Euro takes tumble on ECB rate outlook
(Bloomberg) — The euro had its biggest weekly drop in three months as traders speculated the European Central Bank will slow the pace of its interest-rate increases, after lifting borrowing costs this week for the sixth time in a year.The 12-nation currency stalled after setting a 20-month high earlier against the dollar as the central bank lowered its estimates for inflation in 2007. ECB President Jean-Claude Trichet refrained from using the term “strong vigilance,” which he’d used in the past to signal more rate boosts.
“There was some disappointment over Trichet’s press conference,” said Paresh Upadhyaya, who helps manage $29 billion in currency assets at Putnam Investments in Boston. “We needed to see something more hawkish to send the euro higher.”
The euro dropped 1 percent this week to $1.3203. It touched $1.3367 on December 4, the highest since March 2005. The currency dropped 0.25 percent, the most in three months, to 153.58 yen, and set a record high of 154.18 yen. The dollar rose the most since September against the yen, gaining 0.8 percent to 116.33 yen.
The ECB lifted its benchmark a quarter-percentage point to 3.5 percent on December 7 to stem inflation in the region.
Inflation may range between 1.5 percent to 2.5 percent next year, down from 2.1 percent to 2.3 percent this year, the ECB said. The bank had previously estimated inflation of 1.9 percent to 2.9 percent for next year.
The dollar rebounded from near a 20-month low as government figures showed the US economy added 132,000 jobs in November after a gain of 79,000 workers a month earlier. The median forecast in a Bloomberg News survey was for 100,000 new jobs. The jobless rate rose to 4.5 percent last month from a five-year low of 4.4 percent in October.
“The economy is still robust,” said Alan Ruskin, head of international currency strategy at RBS Greenwich Capital Markets in Greenwich, Connecticut. “It’s a dollar friendly number; this number is absolutely consistent with the Fed sitting comfortably on hold.”
The Federal Reserve kept its benchmark at 5.25 percent the past three meetings, after two years of rate increases. The bank next sets rates on December 12.
Traders in interest-rate futures trimmed bets the Fed will cut borrowing costs by the end of March. Fed funds futures indicate traders see about a 40 percent probability the Fed will reduce rates to 5 percent before April, down from about 100 percent earlier this week.
The US currency also got a boost after US Treasury Secretary Henry Paulson said yesterday a “strong dollar” is in the US interest. Paulson, speaking in an interview with CNBC, also said the economy is growing at a “sustainable” pace.

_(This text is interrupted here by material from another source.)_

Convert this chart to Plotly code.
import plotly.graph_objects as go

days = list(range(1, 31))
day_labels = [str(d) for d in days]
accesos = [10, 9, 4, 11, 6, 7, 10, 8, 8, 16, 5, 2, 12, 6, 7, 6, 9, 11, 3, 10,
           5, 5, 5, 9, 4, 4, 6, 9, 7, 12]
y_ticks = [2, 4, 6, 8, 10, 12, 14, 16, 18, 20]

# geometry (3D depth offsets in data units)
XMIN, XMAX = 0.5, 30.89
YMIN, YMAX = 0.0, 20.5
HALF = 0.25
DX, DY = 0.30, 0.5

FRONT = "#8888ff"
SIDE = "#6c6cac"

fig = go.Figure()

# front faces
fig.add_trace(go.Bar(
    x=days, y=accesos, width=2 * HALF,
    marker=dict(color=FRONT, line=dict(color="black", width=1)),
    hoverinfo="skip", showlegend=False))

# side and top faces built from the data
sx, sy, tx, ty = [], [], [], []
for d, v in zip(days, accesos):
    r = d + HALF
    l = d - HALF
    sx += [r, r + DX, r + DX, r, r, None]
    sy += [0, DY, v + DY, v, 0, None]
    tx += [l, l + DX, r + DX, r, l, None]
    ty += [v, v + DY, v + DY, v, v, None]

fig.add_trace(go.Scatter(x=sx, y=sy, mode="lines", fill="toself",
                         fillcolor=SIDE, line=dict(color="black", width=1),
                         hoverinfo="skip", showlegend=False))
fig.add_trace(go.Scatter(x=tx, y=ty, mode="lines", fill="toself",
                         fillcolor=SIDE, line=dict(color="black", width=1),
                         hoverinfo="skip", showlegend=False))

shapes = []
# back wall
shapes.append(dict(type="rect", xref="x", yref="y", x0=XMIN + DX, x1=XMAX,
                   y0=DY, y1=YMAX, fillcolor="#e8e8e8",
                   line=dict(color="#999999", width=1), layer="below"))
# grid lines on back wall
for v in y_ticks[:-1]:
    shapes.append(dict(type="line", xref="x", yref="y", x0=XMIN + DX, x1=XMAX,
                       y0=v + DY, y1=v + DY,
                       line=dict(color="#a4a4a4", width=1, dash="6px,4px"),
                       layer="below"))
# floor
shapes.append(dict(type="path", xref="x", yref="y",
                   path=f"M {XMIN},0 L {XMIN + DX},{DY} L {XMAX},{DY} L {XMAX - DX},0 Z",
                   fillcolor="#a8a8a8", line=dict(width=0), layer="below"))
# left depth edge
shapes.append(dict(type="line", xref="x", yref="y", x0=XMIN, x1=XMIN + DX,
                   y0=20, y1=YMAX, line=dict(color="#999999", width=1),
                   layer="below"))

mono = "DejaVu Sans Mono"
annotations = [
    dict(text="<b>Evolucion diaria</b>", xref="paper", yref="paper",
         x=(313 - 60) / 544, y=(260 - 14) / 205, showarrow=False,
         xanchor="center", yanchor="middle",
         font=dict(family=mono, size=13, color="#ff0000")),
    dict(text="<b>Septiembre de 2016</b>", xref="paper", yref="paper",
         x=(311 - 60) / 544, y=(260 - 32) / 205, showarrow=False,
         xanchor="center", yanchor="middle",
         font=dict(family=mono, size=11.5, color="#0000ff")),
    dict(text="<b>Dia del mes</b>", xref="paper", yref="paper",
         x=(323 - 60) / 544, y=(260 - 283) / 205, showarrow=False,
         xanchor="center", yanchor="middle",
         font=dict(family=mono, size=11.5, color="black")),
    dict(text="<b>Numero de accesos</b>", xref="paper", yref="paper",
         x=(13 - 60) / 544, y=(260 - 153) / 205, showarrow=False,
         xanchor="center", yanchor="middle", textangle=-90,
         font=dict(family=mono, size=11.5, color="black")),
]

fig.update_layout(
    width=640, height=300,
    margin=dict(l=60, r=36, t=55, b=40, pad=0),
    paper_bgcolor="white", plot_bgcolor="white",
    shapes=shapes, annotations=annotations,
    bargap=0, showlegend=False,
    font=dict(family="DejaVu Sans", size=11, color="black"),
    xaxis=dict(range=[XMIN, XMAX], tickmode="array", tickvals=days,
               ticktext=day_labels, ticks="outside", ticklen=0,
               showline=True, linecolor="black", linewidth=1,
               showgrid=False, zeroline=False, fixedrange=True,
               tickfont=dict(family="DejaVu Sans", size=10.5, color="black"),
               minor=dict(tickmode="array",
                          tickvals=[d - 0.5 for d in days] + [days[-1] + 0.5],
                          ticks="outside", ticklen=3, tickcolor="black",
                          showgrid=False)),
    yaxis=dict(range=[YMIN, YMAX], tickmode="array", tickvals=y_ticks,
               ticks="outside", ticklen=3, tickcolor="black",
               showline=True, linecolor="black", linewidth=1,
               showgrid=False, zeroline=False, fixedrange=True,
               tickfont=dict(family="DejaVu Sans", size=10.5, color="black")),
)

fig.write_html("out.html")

Paulson’s comments “reinforced some confidence in the US economy,” said Naomi Fink, senior currency strategist at BNP Paribas SA in New York.
Ten-year US Treasury notes yielded 2.86 percentage points more than similar-maturity Japanese government bonds. The difference widened about 1 basis point this week, after shrinking at one point to 2.82 percentage point, the narrowest this year.
“Higher yields in the US are supporting the dollar,” said Brian Garvey, senior currency strategist in Boston at State Street Global Markets.
Japan’s economy expanded at an annualised 0.8 percent rate in the three months to September 30, the Cabinet Office said yesterday, less than the 2 percent estimated last month.
Machinery orders climbed 2.8 percent from a month earlier, the Cabinet Office said, compared with a 6.2 percent forecast in a Bloomberg survey.
That “probably took a rate hike off the table,” said Scott Schultz, a currency trader at Brown Brothers Harriman & Co. in New York.
The Bank of Japan raised rates in July for the first time in almost six years, to 0.25 percent, and meets next to set rates on December 18.